Targeting Egyptian Journalists
2004
In the midst of dramatic regional events, from the brutal fighting
in Falujja to the passing away of the legendary Yasser Arafat, a
curious incident took place in the dawn hours of November 3rd, to
grab the attention of many Egyptians away from these big events.
An outspoken opposition paper’s executive editor, Abdel Halim
Kandil, was overpowered by four strongmen at gun-point, blindfolded,
hand-cuffed, taken away in a car to a desert spot outside Cairo.
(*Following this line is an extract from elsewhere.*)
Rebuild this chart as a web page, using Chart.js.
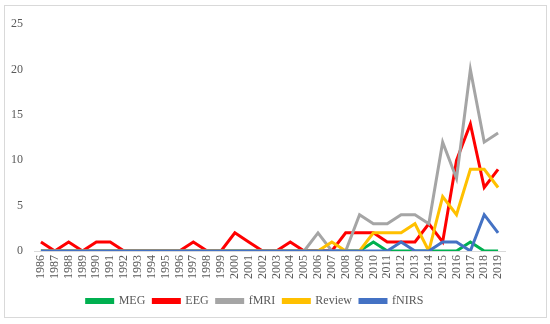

He was stripped naked, badly beaten and thrown out in the desert
to fend for himself, back to civilization. As the four thugs were
rotating in assaulting him, Kandil later told the Egyptian Police,
they were shouting a repeated warning never to criticize his uppers
again. Guided by distant car lights moving in the horizon, Kandil
dragged himself to a high-way that turned out to be the Cairo-Suez
Road, on which he traveled, naked and wounded till he hit a military
check point. The soldiers took pity on him, gave him a uniform to
wear, and called his worried family, which swiftly drove over some
30 miles from the opposite end of town to collect the hapless chap.
When the story broke out, the Egyptian press community went into
a rage. Fingers pointed at various and all levels of the Egyptian
Establishment. Tacit red lines, around the Presidential Family and
generally respected by all for years, were trodden on as never before,
not only by Kandil’s newspaper, “El-Araby”, but
by many others as well. At issue as many observers noted was Kandil’s
sustained forceful objection to the elaborate machination in grooming
young Gamal Mubarak, to succeed his ailing 77 years old father,
Hosny. To be sure, Kandil was not the only or even the first to
blow the whistle on this Syrian–style ploy. As a matter of
fact it was this very author who first did some five years earlier;
and paid for it then with few years in prison after a series of
high profile trials (2000-2003). My final acquittal by Egypt’s
Highest Court of Cassation with a tacit indictment of the State
Security Agency (SSA) for having fabricated the case against me
and 27 of my research associates, in what came to be known as the
Ibn Khaldun Center’s Trial.
Shortly after, the Mubarak regime seemed to have dropped this method
of drummed-up charges and mock trials against its opponents. More
clandestine methods were to be used i.e. mafia style. On August
13, 2003, the deputy chief-editor of the Egyptian daily Al Ahram,
Redha Hillal, was reported missing, as he was coerced from his home
in a Cairo suburb. A year and three months later, the authorities
have not been able to resolve what Amnesty International calls the
“forced disappearance” of Redha Hillal. The Kandil and
Hillal cases have opened a Pandora’s Box. Tens of other coerced
disappearances, but of less well-known persons, began to be reported
by their relatives. Now, it is widely rumored that a special secret
dirty hit-and-run unit is operating out of the Presidential Palace.
As time passes without solving these and similar mysteries, the
rumor acquires more credence.
President Mubarak is now under attack. A popular campaign is gathering
steam with simple slogans: NO To MUBARAK, NO To His SON GAMAL. All
the previous red lines are turning orange, even in the state-controlled
media and dark black in the opposition papers. All of a sudden,
Egypt does not seem to be any more a Republic of Fear.